THE SECRET SCIENCE IN YOUR HOME 24 May 2017
Choosing the cream that best matches your skin is a tricky business. Now Olay has trained a deep learning algorithm to study your face and help you make the best decision
When it comes to choice, more is not always better. The all too familiar conundrum of choosing between dozens of chocolate biscuits or hundreds of toothpastes can sometimes induce a kind of decision paralysis, a phenomenon that psychologists call the paradox of choice.
Skin care conundrum
It’s a problem often seen in the confused faces of customers surrounded by hundreds of products in the skin care section of department stores.
A 2013 survey by consumer product giant Procter & Gamble found one third of women were unable to find what they were looking for in facial skin care aisles. Almost two-thirds say they have unused facial products at home.

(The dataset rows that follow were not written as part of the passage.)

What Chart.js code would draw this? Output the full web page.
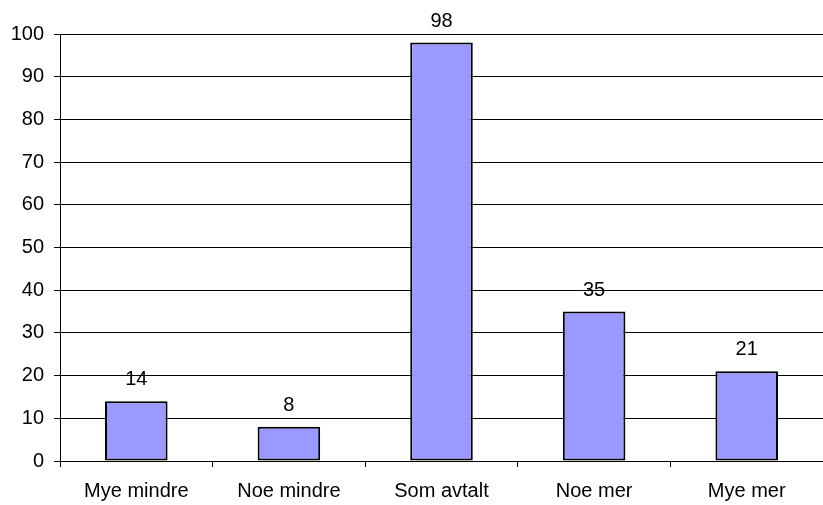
<!DOCTYPE html>
<html>
<head>
<meta charset="utf-8">
<script src="https://cdn.jsdelivr.net/npm/chart.js@4/dist/chart.umd.min.js"></script>
<style>
	html, body { margin: 0; padding: 0; background: #fff; }
	#wrap { width: 823px; height: 505px; }
</style>
</head>
<body>
<div id="wrap"><canvas id="chart" width="823" height="505"></canvas></div>
<script>
// **DATOS**
const categories = ['Mye mindre', 'Noe mindre', 'Som avtalt', 'Noe mer', 'Mye mer'];
const values = [14, 8, 98, 35, 21];
const yTicks = [0, 10, 20, 30, 40, 50, 60, 70, 80, 90, 100];

const FONT = { family: '"Liberation Sans", Arial, sans-serif', size: 20 };

/**
 * Dibuja el valor encima de cada barra.
 */
const valueLabels = {
	id: 'valueLabels',
	afterDatasetsDraw(chart) {
		const ctx = chart.ctx;
		const meta = chart.getDatasetMeta(0);
		ctx.save();
		ctx.font = FONT.size + 'px ' + FONT.family;
		ctx.fillStyle = '#000';
		ctx.textAlign = 'center';
		ctx.textBaseline = 'alphabetic';
		meta.data.forEach((bar, i) => {
			ctx.fillText(String(values[i]), bar.x, bar.y - 16);
		});
		ctx.restore();
	}
};

function init() {
	new Chart(document.getElementById('chart'), {
		type: 'bar',
		data: {
			labels: categories,
			datasets: [{
				data: values,
				backgroundColor: '#9999ff',
				borderColor: '#000',
				borderWidth: 2,
				borderSkipped: false,
				categoryPercentage: 1,
				barPercentage: 0.41,
			}],
		},
		options: {
			responsive: false,
			animation: false,
			devicePixelRatio: 1,
			layout: { padding: { top: 34, right: 0, left: 0, bottom: 0 } },
			plugins: { legend: { display: false }, tooltip: { enabled: false } },
			scales: {
				x: {
					offset: true,
					grid: { drawOnChartArea: false, drawTicks: true, tickLength: 6, color: '#000', offset: true },
					border: { color: '#000', width: 1 },
					ticks: { color: '#000', font: FONT, padding: 12, maxRotation: 0 },
					afterFit(scale) { scale.height = 44; },
				},
				y: {
					min: 0,
					max: 100,
					afterBuildTicks(scale) { scale.ticks = yTicks.map(v => ({ value: v })); },
					grid: { color: '#000', lineWidth: 1, tickLength: 6 },
					border: { color: '#000', width: 1 },
					ticks: { color: '#000', font: FONT, padding: 10 },
					afterFit(scale) { scale.width = 60; },
				},
			},
		},
		plugins: [valueLabels],
	});
}

document.addEventListener('DOMContentLoaded', init);
</script>
</body>
</html>
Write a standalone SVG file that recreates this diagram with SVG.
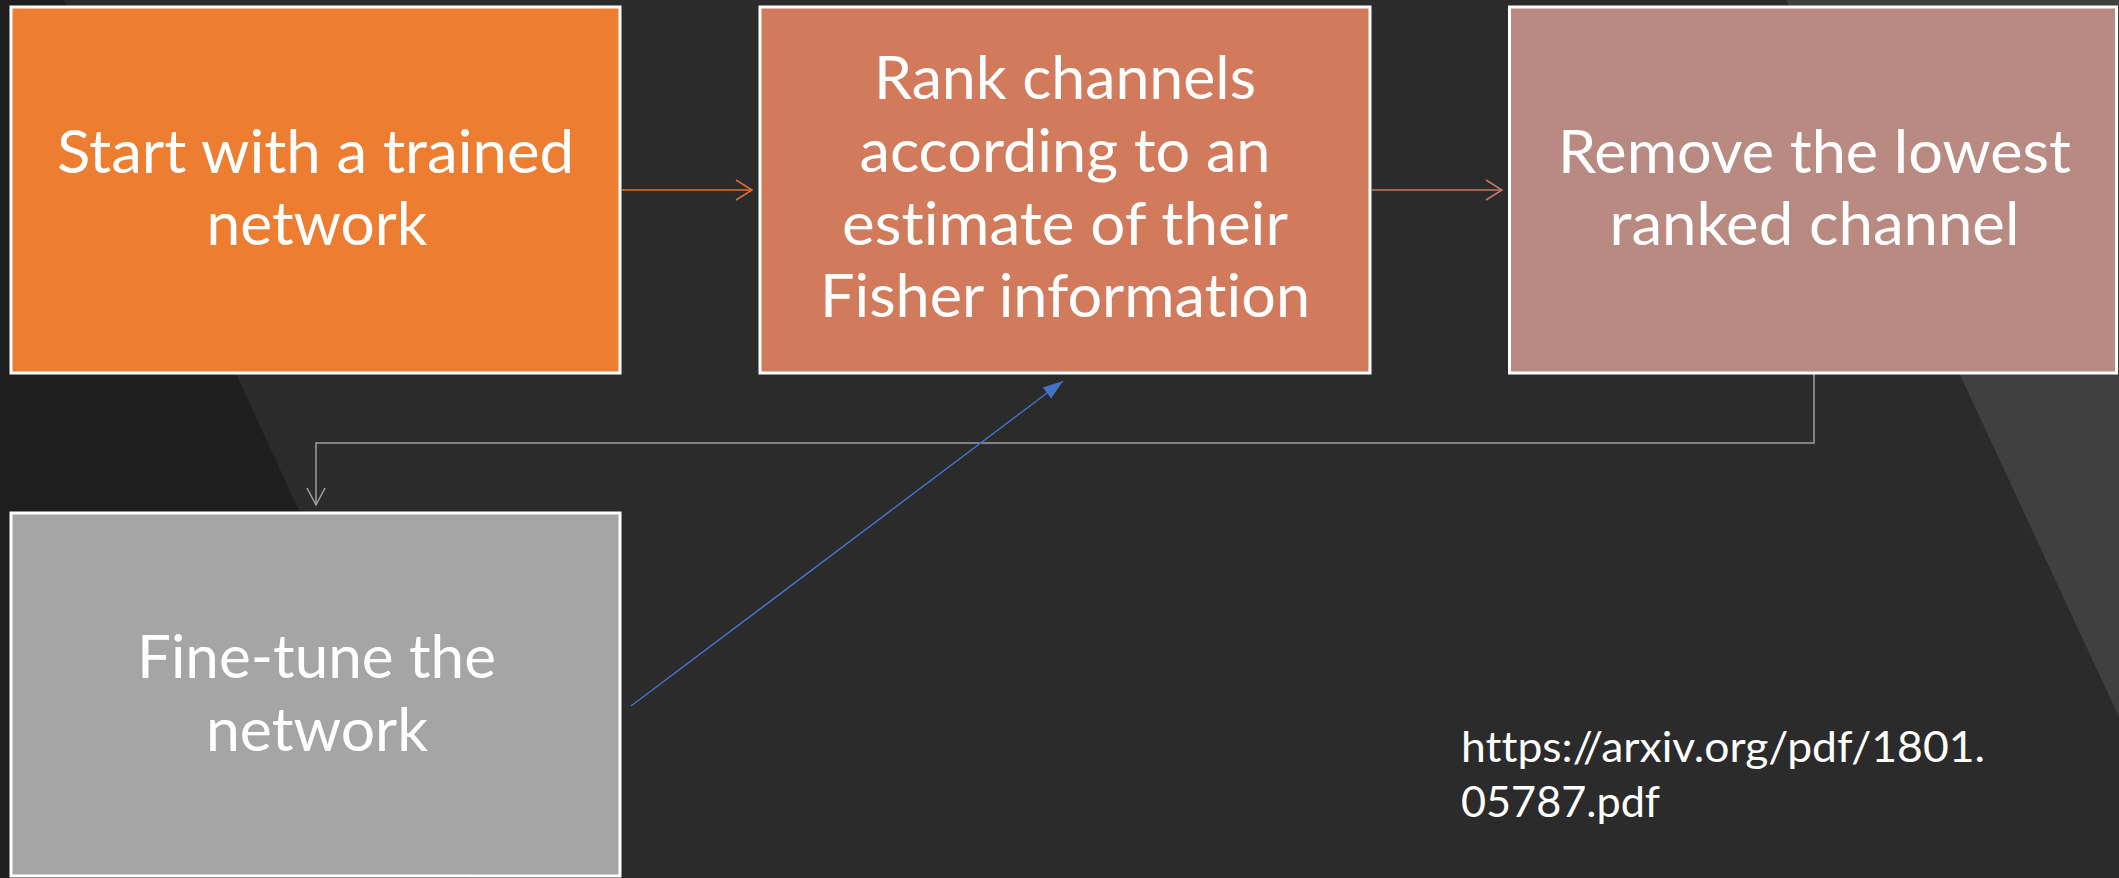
<svg xmlns="http://www.w3.org/2000/svg" width="2119" height="878" viewBox="0 0 2119 878">
<style>
.box{stroke:#ffffff;stroke-width:3}
.lbl{font-family:Lato,"Noto Sans","Liberation Sans",sans-serif;font-size:60px;fill:#ffffff;text-anchor:middle;font-variant-ligatures:none;font-feature-settings:"liga" 0,"clig" 0,"dlig" 0}
.url{font-family:Lato,"Noto Sans","Liberation Sans",sans-serif;font-size:43px;fill:#ffffff;font-variant-ligatures:none;font-feature-settings:"liga" 0,"clig" 0,"dlig" 0}
.conn{fill:none;stroke-width:1.5}
</style>
<defs>
<marker id="openOrange" markerUnits="userSpaceOnUse" markerWidth="24" markerHeight="24" refX="17" refY="11" orient="auto" overflow="visible">
<path d="M1,1 L17,11 L1,21" fill="none" stroke="#E07030" stroke-width="1.5"/>
</marker>
<marker id="openSalmon" markerUnits="userSpaceOnUse" markerWidth="24" markerHeight="24" refX="17" refY="11" orient="auto" overflow="visible">
<path d="M1,1 L17,11 L1,21" fill="none" stroke="#C77862" stroke-width="1.5"/>
</marker>
<marker id="openGray" markerUnits="userSpaceOnUse" markerWidth="24" markerHeight="24" refX="17" refY="10" orient="auto" overflow="visible">
<path d="M0,1 L17,10 L0,19" fill="none" stroke="#A0A0A0" stroke-width="1.5"/>
</marker>
<marker id="fillBlue" markerUnits="userSpaceOnUse" markerWidth="24" markerHeight="24" refX="20" refY="7" orient="auto" overflow="visible">
<path d="M0,0 L20,7 L0,14 Z" fill="#4472C4"/>
</marker>
</defs>
<g id="background">
<rect x="0" y="0" width="2119" height="878" fill="#2b2b2b"/>
<polygon points="0,0 64,0 468,878 0,878" fill="#1e1e1e"/>
<polygon points="1786,0 2119,0 2119,717" fill="#404040"/>
</g>
<g id="connectors">
<line class="conn" x1="622" y1="190" x2="752" y2="190" stroke="#E07030" marker-end="url(#openOrange)"/>
<line class="conn" x1="1372" y1="190" x2="1502" y2="190" stroke="#C77862" marker-end="url(#openSalmon)"/>
<polyline class="conn" points="1814,374 1814,443 316,443 316,505" stroke="#A0A0A0" marker-end="url(#openGray)"/>
<line class="conn" x1="631" y1="706" x2="1063" y2="381" stroke="#4472C4" marker-end="url(#fillBlue)"/>
</g>
<g id="node-start">
<rect class="box" x="11" y="7" width="609" height="366" fill="#ED7D31"/>
<text class="lbl" x="315.5" y="173" textLength="517" lengthAdjust="spacingAndGlyphs">Start with a trained</text>
<text class="lbl" x="317" y="245" textLength="221" lengthAdjust="spacingAndGlyphs">network</text>
</g>
<g id="node-rank">
<rect class="box" x="760" y="7" width="610" height="366" fill="#D17A5C"/>
<text class="lbl" x="1065" y="99" textLength="382" lengthAdjust="spacingAndGlyphs">Rank channels</text>
<text class="lbl" x="1065" y="172" textLength="411" lengthAdjust="spacingAndGlyphs">according to an</text>
<text class="lbl" x="1065" y="245" textLength="446" lengthAdjust="spacingAndGlyphs">estimate of their</text>
<text class="lbl" x="1065" y="317" textLength="490" lengthAdjust="spacingAndGlyphs">Fisher information</text>
</g>
<g id="node-remove">
<rect class="box" x="1509.5" y="7" width="607" height="366" fill="#B98A82"/>
<text class="lbl" x="1814.5" y="173" textLength="513" lengthAdjust="spacingAndGlyphs">Remove the lowest</text>
<text class="lbl" x="1814.5" y="245" textLength="410" lengthAdjust="spacingAndGlyphs">ranked channel</text>
</g>
<g id="node-finetune">
<rect class="box" x="11" y="513" width="609" height="363" fill="#A5A5A5"/>
<text class="lbl" x="316.5" y="678" textLength="359" lengthAdjust="spacingAndGlyphs">Fine-tune the</text>
<text class="lbl" x="317" y="751" textLength="222" lengthAdjust="spacingAndGlyphs">network</text>
</g>
<g id="reference">
<text class="url" x="1461" y="762" textLength="524" lengthAdjust="spacingAndGlyphs">https://arxiv.org/pdf/1801.</text>
<text class="url" x="1461" y="817" textLength="199" lengthAdjust="spacingAndGlyphs">05787.pdf</text>
</g>
</svg>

“There’s been an explosion of skin care brands and products in the past 10 years or so,”
says Dr Frauke Neuser, principal scientist for P&G brand Olay. “One result is that women are shopping in places where they can get advice. However, that can be intimidating for those who might not want to buy a £150 skin cream recommended for them.”
P&G says it has the solution. Its web-based Olay Skin Advisor analyses make-up-free selfies uploaded by users to estimate skin age and make personalised product suggestions. It is believed to be the first artificial intelligence-based skin care advice tool.
It’s the result of decades of endeavour. P&G scientists have been studying skin for over 60 years and developing improved image capture and analysis technology for almost three decades (see “A history in imaging“). That includes a 2015 clinical study comparing the facial skin of 330 women of different ethnicities. These included a subset judged to look at least 10 years younger than they actually are and who proved to have a common pattern of gene expression.
Inspired by this study, P&G scientists wondered whether artificial intelligence could replace the subjective human judgements of age with something more objective.